• Records shown:
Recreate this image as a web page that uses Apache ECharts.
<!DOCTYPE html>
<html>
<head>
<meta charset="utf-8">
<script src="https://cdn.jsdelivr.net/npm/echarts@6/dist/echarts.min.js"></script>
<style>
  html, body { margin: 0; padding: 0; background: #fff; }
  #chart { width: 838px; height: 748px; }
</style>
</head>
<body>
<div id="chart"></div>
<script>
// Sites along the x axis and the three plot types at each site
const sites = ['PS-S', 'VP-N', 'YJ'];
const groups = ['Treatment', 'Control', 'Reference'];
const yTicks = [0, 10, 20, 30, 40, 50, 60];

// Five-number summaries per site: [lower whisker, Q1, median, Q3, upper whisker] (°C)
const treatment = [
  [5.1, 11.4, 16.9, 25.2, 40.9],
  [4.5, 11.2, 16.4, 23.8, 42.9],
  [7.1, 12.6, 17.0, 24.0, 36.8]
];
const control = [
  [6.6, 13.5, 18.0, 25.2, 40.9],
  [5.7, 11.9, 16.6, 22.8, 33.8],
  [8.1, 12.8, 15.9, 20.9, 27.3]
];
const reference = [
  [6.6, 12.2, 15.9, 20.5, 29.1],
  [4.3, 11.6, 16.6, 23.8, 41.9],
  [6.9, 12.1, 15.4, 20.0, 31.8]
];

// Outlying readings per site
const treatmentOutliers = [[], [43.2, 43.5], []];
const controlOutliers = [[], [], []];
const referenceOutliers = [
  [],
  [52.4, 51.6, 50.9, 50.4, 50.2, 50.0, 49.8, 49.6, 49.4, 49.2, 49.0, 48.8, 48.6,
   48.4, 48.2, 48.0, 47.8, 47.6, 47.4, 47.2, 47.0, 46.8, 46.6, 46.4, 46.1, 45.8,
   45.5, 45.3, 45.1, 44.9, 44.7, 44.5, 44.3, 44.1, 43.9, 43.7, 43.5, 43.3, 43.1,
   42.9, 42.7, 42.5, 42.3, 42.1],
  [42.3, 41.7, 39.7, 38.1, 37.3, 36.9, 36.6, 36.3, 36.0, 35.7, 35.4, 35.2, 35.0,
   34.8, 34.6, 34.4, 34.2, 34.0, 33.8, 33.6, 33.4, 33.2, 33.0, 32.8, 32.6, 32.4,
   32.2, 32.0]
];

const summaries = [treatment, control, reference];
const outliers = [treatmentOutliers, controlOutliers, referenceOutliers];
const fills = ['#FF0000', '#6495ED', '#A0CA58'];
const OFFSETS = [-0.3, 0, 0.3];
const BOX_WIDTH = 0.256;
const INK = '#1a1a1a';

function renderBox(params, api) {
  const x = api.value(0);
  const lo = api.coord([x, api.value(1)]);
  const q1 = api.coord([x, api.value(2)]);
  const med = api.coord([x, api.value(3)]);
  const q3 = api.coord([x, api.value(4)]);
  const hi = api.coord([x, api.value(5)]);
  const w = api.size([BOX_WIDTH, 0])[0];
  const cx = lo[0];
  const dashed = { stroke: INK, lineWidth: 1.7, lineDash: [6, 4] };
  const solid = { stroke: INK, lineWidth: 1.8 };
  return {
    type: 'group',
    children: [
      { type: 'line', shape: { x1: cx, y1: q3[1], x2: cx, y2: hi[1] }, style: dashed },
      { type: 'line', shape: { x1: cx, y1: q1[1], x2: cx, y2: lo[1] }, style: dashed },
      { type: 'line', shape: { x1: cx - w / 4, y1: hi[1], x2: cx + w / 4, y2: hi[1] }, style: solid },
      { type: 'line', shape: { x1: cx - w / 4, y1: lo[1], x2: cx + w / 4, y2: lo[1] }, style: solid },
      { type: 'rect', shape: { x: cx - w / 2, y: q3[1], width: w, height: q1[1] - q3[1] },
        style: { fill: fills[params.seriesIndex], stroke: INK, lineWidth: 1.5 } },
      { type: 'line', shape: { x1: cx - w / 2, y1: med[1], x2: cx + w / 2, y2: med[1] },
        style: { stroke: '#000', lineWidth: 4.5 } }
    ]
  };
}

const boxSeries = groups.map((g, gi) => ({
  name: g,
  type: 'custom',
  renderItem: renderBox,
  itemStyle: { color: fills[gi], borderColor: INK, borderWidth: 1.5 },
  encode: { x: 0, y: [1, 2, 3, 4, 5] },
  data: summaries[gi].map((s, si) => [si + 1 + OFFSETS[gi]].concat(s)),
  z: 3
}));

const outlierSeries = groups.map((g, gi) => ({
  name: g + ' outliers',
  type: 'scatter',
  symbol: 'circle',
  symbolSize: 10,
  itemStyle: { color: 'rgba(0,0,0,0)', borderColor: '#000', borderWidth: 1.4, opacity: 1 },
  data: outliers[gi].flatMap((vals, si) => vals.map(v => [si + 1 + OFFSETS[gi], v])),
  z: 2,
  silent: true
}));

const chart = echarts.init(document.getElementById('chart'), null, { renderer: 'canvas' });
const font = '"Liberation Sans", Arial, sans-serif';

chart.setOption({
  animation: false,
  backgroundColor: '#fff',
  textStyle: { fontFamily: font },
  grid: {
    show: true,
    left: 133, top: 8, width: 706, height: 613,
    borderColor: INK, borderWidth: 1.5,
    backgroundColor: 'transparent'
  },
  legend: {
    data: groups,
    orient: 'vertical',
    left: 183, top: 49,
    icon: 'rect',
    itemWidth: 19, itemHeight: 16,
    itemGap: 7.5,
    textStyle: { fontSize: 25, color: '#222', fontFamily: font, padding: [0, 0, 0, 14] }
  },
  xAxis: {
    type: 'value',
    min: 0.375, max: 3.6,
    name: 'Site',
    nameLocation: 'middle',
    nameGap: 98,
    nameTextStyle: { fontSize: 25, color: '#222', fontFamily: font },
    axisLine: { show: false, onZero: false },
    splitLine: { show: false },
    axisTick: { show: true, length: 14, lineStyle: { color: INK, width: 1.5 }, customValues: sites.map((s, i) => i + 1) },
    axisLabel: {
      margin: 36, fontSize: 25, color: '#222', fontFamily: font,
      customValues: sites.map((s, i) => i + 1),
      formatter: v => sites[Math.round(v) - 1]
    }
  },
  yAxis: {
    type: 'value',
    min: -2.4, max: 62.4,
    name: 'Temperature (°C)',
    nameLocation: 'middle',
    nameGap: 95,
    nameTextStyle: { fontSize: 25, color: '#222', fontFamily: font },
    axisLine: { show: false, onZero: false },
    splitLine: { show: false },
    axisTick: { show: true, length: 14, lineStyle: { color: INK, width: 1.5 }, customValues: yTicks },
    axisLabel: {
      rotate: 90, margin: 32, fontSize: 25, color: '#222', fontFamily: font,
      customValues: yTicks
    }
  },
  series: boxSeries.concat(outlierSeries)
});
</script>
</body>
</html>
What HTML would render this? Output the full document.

• Stated problem: Repeat the material word for word, in full.

• Solved exercise:
Recreate this image as a web page that uses Apache ECharts.
<!DOCTYPE html>
<html>
<head>
<meta charset="utf-8">
<script src="https://cdn.jsdelivr.net/npm/echarts@6/dist/echarts.min.js"></script>
<style>
  html, body { margin: 0; padding: 0; background: #fff; }
  #chart { width: 838px; height: 748px; }
</style>
</head>
<body>
<div id="chart"></div>
<script>
// Sites along the x axis and the three plot types at each site
const sites = ['PS-S', 'VP-N', 'YJ'];
const groups = ['Treatment', 'Control', 'Reference'];
const yTicks = [0, 10, 20, 30, 40, 50, 60];

// Five-number summaries per site: [lower whisker, Q1, median, Q3, upper whisker] (°C)
const treatment = [
  [5.1, 11.4, 16.9, 25.2, 40.9],
  [4.5, 11.2, 16.4, 23.8, 42.9],
  [7.1, 12.6, 17.0, 24.0, 36.8]
];
const control = [
  [6.6, 13.5, 18.0, 25.2, 40.9],
  [5.7, 11.9, 16.6, 22.8, 33.8],
  [8.1, 12.8, 15.9, 20.9, 27.3]
];
const reference = [
  [6.6, 12.2, 15.9, 20.5, 29.1],
  [4.3, 11.6, 16.6, 23.8, 41.9],
  [6.9, 12.1, 15.4, 20.0, 31.8]
];

// Outlying readings per site
const treatmentOutliers = [[], [43.2, 43.5], []];
const controlOutliers = [[], [], []];
const referenceOutliers = [
  [],
  [52.4, 51.6, 50.9, 50.4, 50.2, 50.0, 49.8, 49.6, 49.4, 49.2, 49.0, 48.8, 48.6,
   48.4, 48.2, 48.0, 47.8, 47.6, 47.4, 47.2, 47.0, 46.8, 46.6, 46.4, 46.1, 45.8,
   45.5, 45.3, 45.1, 44.9, 44.7, 44.5, 44.3, 44.1, 43.9, 43.7, 43.5, 43.3, 43.1,
   42.9, 42.7, 42.5, 42.3, 42.1],
  [42.3, 41.7, 39.7, 38.1, 37.3, 36.9, 36.6, 36.3, 36.0, 35.7, 35.4, 35.2, 35.0,
   34.8, 34.6, 34.4, 34.2, 34.0, 33.8, 33.6, 33.4, 33.2, 33.0, 32.8, 32.6, 32.4,
   32.2, 32.0]
];

const summaries = [treatment, control, reference];
const outliers = [treatmentOutliers, controlOutliers, referenceOutliers];
const fills = ['#FF0000', '#6495ED', '#A0CA58'];
const OFFSETS = [-0.3, 0, 0.3];
const BOX_WIDTH = 0.256;
const INK = '#1a1a1a';

function renderBox(params, api) {
  const x = api.value(0);
  const lo = api.coord([x, api.value(1)]);
  const q1 = api.coord([x, api.value(2)]);
  const med = api.coord([x, api.value(3)]);
  const q3 = api.coord([x, api.value(4)]);
  const hi = api.coord([x, api.value(5)]);
  const w = api.size([BOX_WIDTH, 0])[0];
  const cx = lo[0];
  const dashed = { stroke: INK, lineWidth: 1.7, lineDash: [6, 4] };
  const solid = { stroke: INK, lineWidth: 1.8 };
  return {
    type: 'group',
    children: [
      { type: 'line', shape: { x1: cx, y1: q3[1], x2: cx, y2: hi[1] }, style: dashed },
      { type: 'line', shape: { x1: cx, y1: q1[1], x2: cx, y2: lo[1] }, style: dashed },
      { type: 'line', shape: { x1: cx - w / 4, y1: hi[1], x2: cx + w / 4, y2: hi[1] }, style: solid },
      { type: 'line', shape: { x1: cx - w / 4, y1: lo[1], x2: cx + w / 4, y2: lo[1] }, style: solid },
      { type: 'rect', shape: { x: cx - w / 2, y: q3[1], width: w, height: q1[1] - q3[1] },
        style: { fill: fills[params.seriesIndex], stroke: INK, lineWidth: 1.5 } },
      { type: 'line', shape: { x1: cx - w / 2, y1: med[1], x2: cx + w / 2, y2: med[1] },
        style: { stroke: '#000', lineWidth: 4.5 } }
    ]
  };
}

const boxSeries = groups.map((g, gi) => ({
  name: g,
  type: 'custom',
  renderItem: renderBox,
  itemStyle: { color: fills[gi], borderColor: INK, borderWidth: 1.5 },
  encode: { x: 0, y: [1, 2, 3, 4, 5] },
  data: summaries[gi].map((s, si) => [si + 1 + OFFSETS[gi]].concat(s)),
  z: 3
}));

const outlierSeries = groups.map((g, gi) => ({
  name: g + ' outliers',
  type: 'scatter',
  symbol: 'circle',
  symbolSize: 10,
  itemStyle: { color: 'rgba(0,0,0,0)', borderColor: '#000', borderWidth: 1.4, opacity: 1 },
  data: outliers[gi].flatMap((vals, si) => vals.map(v => [si + 1 + OFFSETS[gi], v])),
  z: 2,
  silent: true
}));

const chart = echarts.init(document.getElementById('chart'), null, { renderer: 'canvas' });
const font = '"Liberation Sans", Arial, sans-serif';

chart.setOption({
  animation: false,
  backgroundColor: '#fff',
  textStyle: { fontFamily: font },
  grid: {
    show: true,
    left: 133, top: 8, width: 706, height: 613,
    borderColor: INK, borderWidth: 1.5,
    backgroundColor: 'transparent'
  },
  legend: {
    data: groups,
    orient: 'vertical',
    left: 183, top: 49,
    icon: 'rect',
    itemWidth: 19, itemHeight: 16,
    itemGap: 7.5,
    textStyle: { fontSize: 25, color: '#222', fontFamily: font, padding: [0, 0, 0, 14] }
  },
  xAxis: {
    type: 'value',
    min: 0.375, max: 3.6,
    name: 'Site',
    nameLocation: 'middle',
    nameGap: 98,
    nameTextStyle: { fontSize: 25, color: '#222', fontFamily: font },
    axisLine: { show: false, onZero: false },
    splitLine: { show: false },
    axisTick: { show: true, length: 14, lineStyle: { color: INK, width: 1.5 }, customValues: sites.map((s, i) => i + 1) },
    axisLabel: {
      margin: 36, fontSize: 25, color: '#222', fontFamily: font,
      customValues: sites.map((s, i) => i + 1),
      formatter: v => sites[Math.round(v) - 1]
    }
  },
  yAxis: {
    type: 'value',
    min: -2.4, max: 62.4,
    name: 'Temperature (°C)',
    nameLocation: 'middle',
    nameGap: 95,
    nameTextStyle: { fontSize: 25, color: '#222', fontFamily: font },
    axisLine: { show: false, onZero: false },
    splitLine: { show: false },
    axisTick: { show: true, length: 14, lineStyle: { color: INK, width: 1.5 }, customValues: yTicks },
    axisLabel: {
      rotate: 90, margin: 32, fontSize: 25, color: '#222', fontFamily: font,
      customValues: yTicks
    }
  },
  series: boxSeries.concat(outlierSeries)
});
</script>
</body>
</html>
What HTML would render this? Output the full document.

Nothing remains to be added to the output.